Selanjutnya, versi rudal Klub yang diluncurkan melalui udara sedang dikembangkan untuk digunakan pada pesawat patroli maritim Tu-142 yang dioperasikan oleh Angkatan Udara Rusia dan India. Versi rudal anti kapal berbasis darat juga telah di demonstrasikan dan tampaknya bisa disembunyikan dalam wadah. Varian Klub-K ini bisa dipasang pada kereta api, truk kargo, memberi prospek identifikasi dan menghancurkan persenjataan tersebut dari jauh akan semakin sulit. Namun, sejauh ini belum ada operator yang dikonfirmasi menggunakan sistem ini.
[NEXT]
Pertama Terkenal Belum Tentu Yang Terbaik
Sebagai perbandingannya, rudal Tomahawk pertama kali di uji coba dari kapal perusak USS Merrill (DD-976), pada bulan Maret 1980. Tiga bulan kemudian, rudal Tomahawk UGM-109 versi bawah air, turut pula di uji coba. Pengembangan proyek militer ini berlangsung selama 2 tahun hingga 1983, di mana saat itu rudal Tomahawk secara resmi bertugas dan masuk ke layanan Angkatan Bersenjata AS.
Rudal jelajah Tomahawk turut ambil bagian pertama kali dalam pertempuran yang sebenarnya pada tahun 1991 yang dikenal sebagai Perang Teluk I. Kapal perang dan kapal selam AS meluncurkan sebanyak 288 rudal jelajah Tomahawk yang menargetkan obyek-obyek strategis yang ada di Irak.
Namun sangat disayangkan, hanya sekitar 50 persen rudal jelajah Tomahawk yang dapat mencapai sasaran pada waktu itu. Departemen Pertahanan AS (Pentagon) pada waktu menolak untuk membahas lebih dalam mengenai kemampuan rudalnya.
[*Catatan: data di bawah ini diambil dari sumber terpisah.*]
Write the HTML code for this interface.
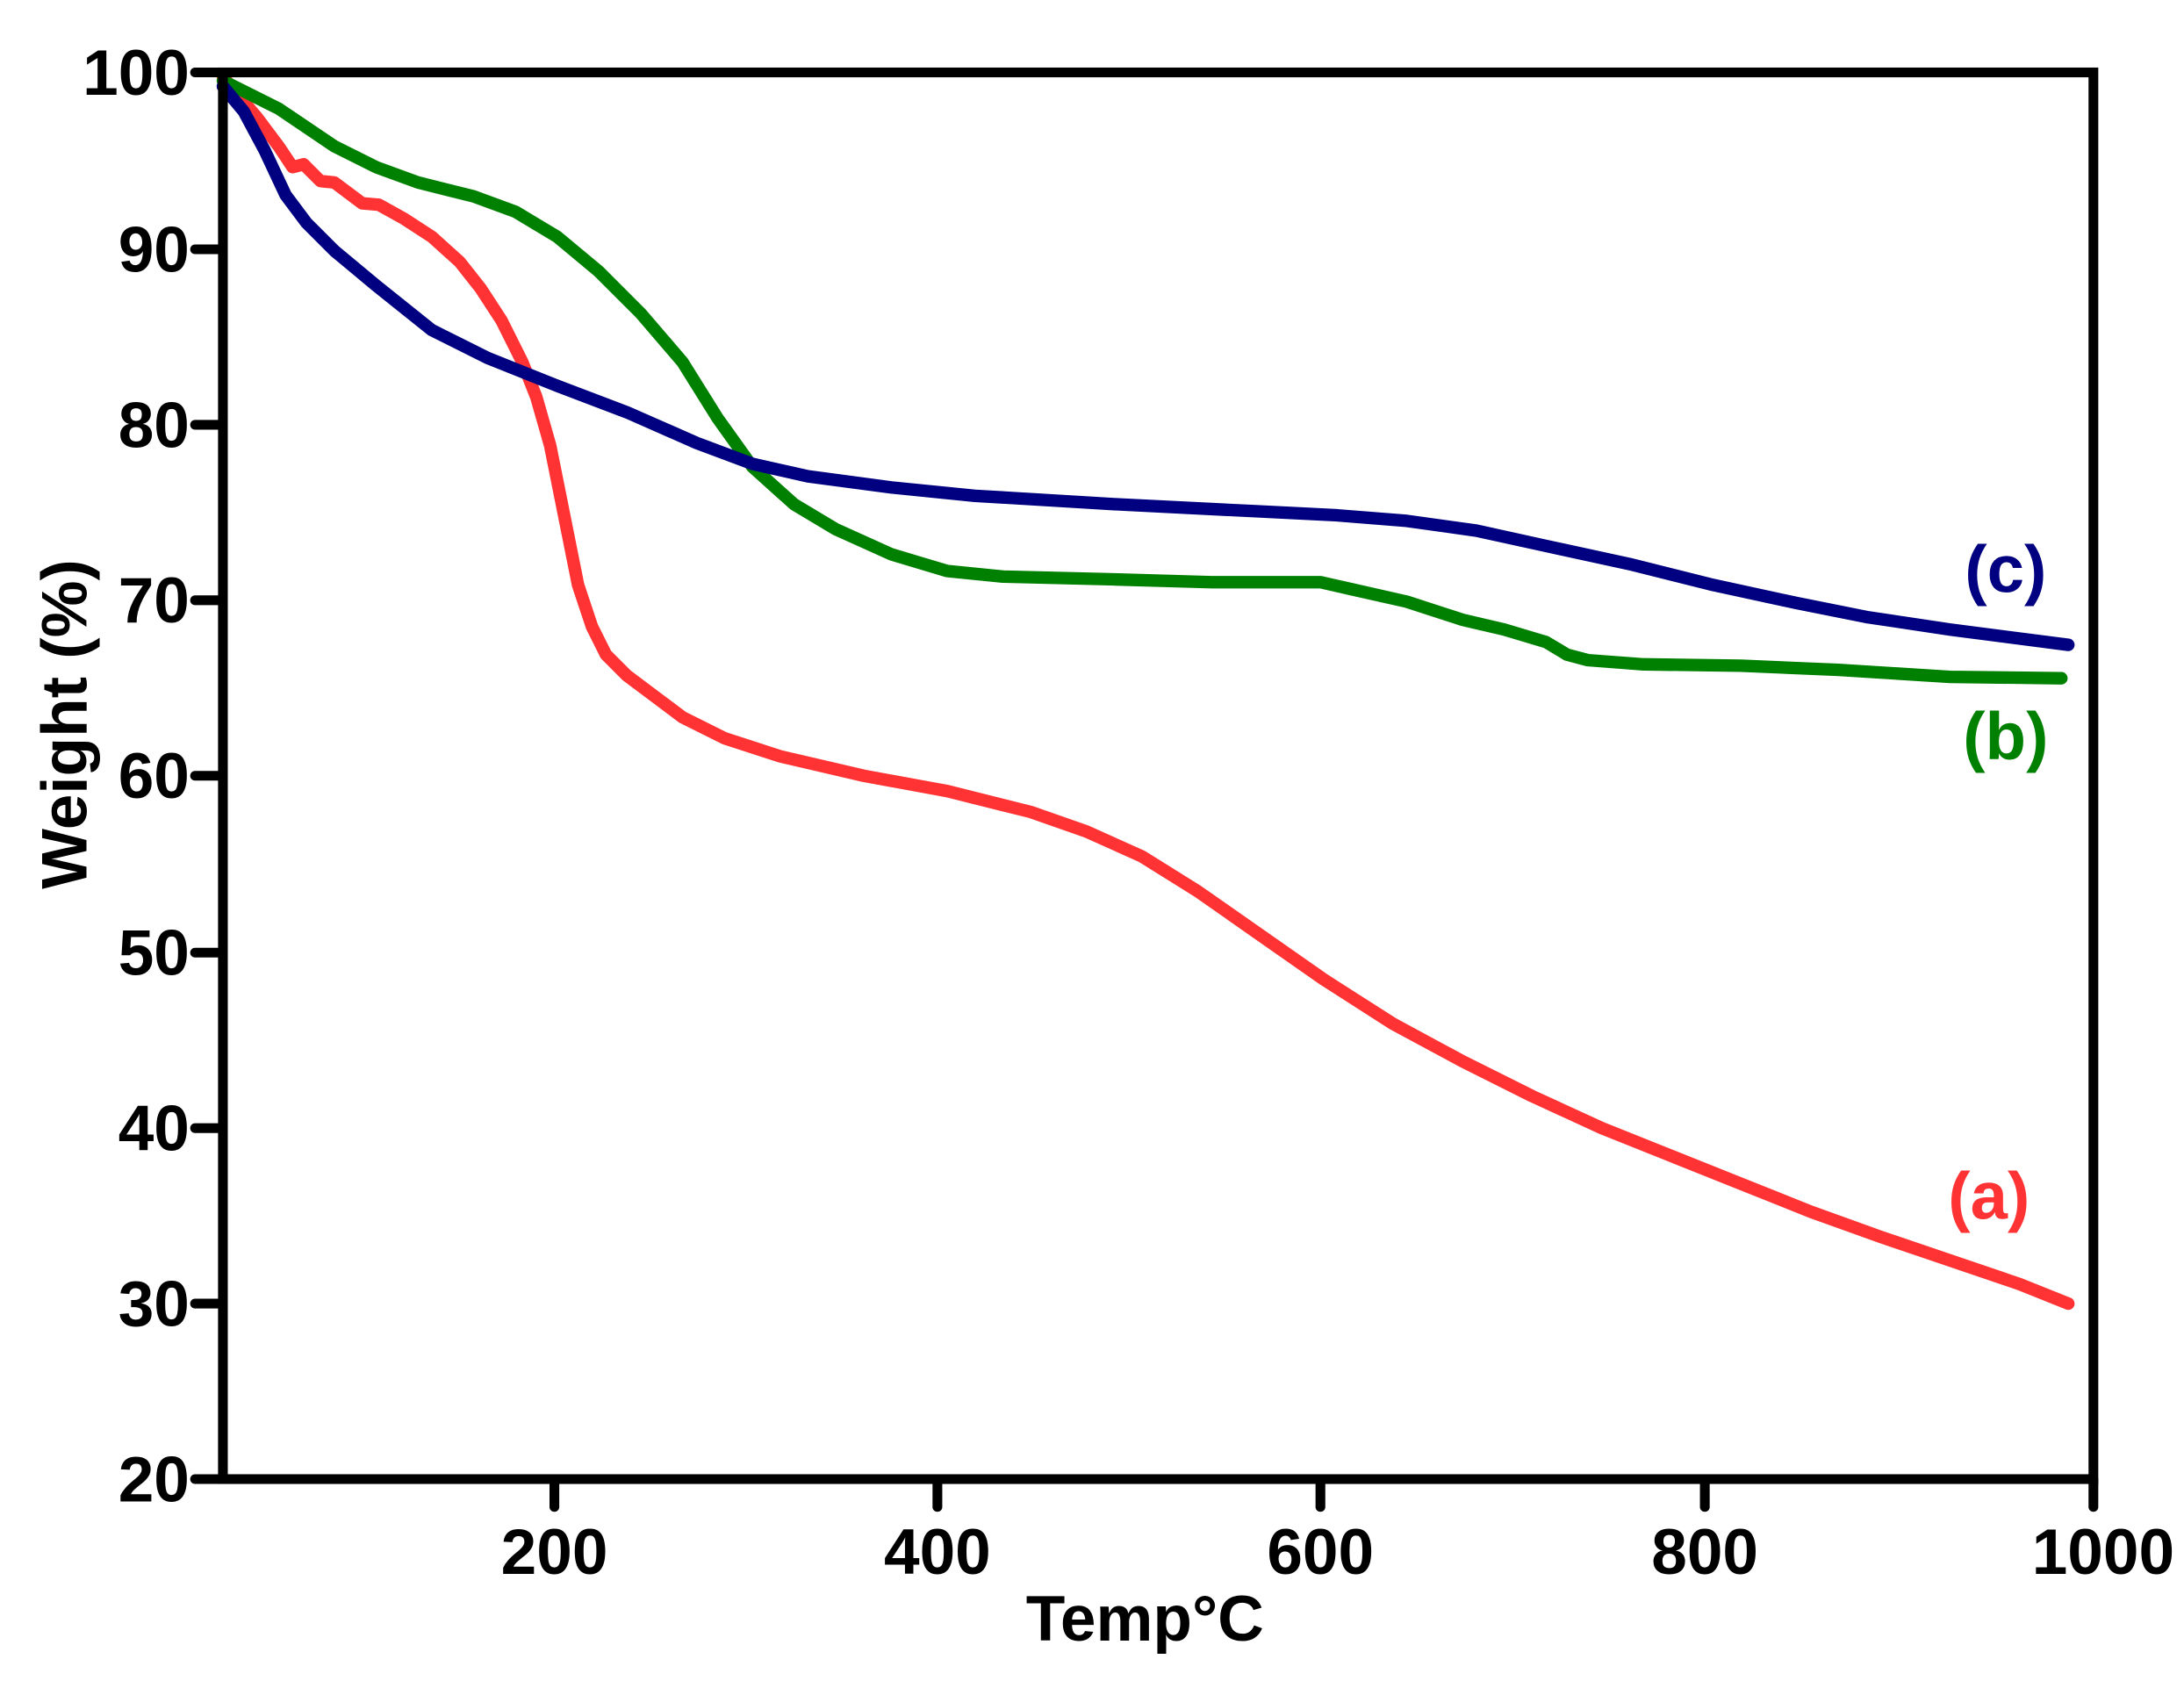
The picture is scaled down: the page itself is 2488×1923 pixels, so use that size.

Hingga 4 tahun kemudian, Pentagon akhirnya mengakui bahwa rudal jejah Tomahawk kurang efektif dalam melaksanakan misi. Sampai saat ini, Angkatan Laut AS masih dilengkapi dengan 3.500 rudal jelajah Tomahawk.
Mayoritas jenis rudal jelajah Tomahawk yang dimiliki adalah RGM/UGM-109E Blok 4. Ini merupakan rudal jelajah Tomahawk generasi keempat. Selama 30 tahun terakhir, AS telah meluncurkan lebih dari 2.000 rudal jelajah Tomahawk.
Pada tahun 2014 yang lalu sebanyak 47 rudal jelajah Tomahawk ditembakkan dengan sasaran fasilitas militer ISIS. Kelemahan utama dari rudal Tomahawk modern, adalah kecepatan terbang yang relatif rendah. Sehingga, sangat riskan untuk di tangkal oleh sistem pertahanan udara lawan. Selain itu rudal Tomahawk lemah dalam sistem peperangan elektronik dan tidak memiliki kemampuan siluman untuk terhindar dari radar lawan.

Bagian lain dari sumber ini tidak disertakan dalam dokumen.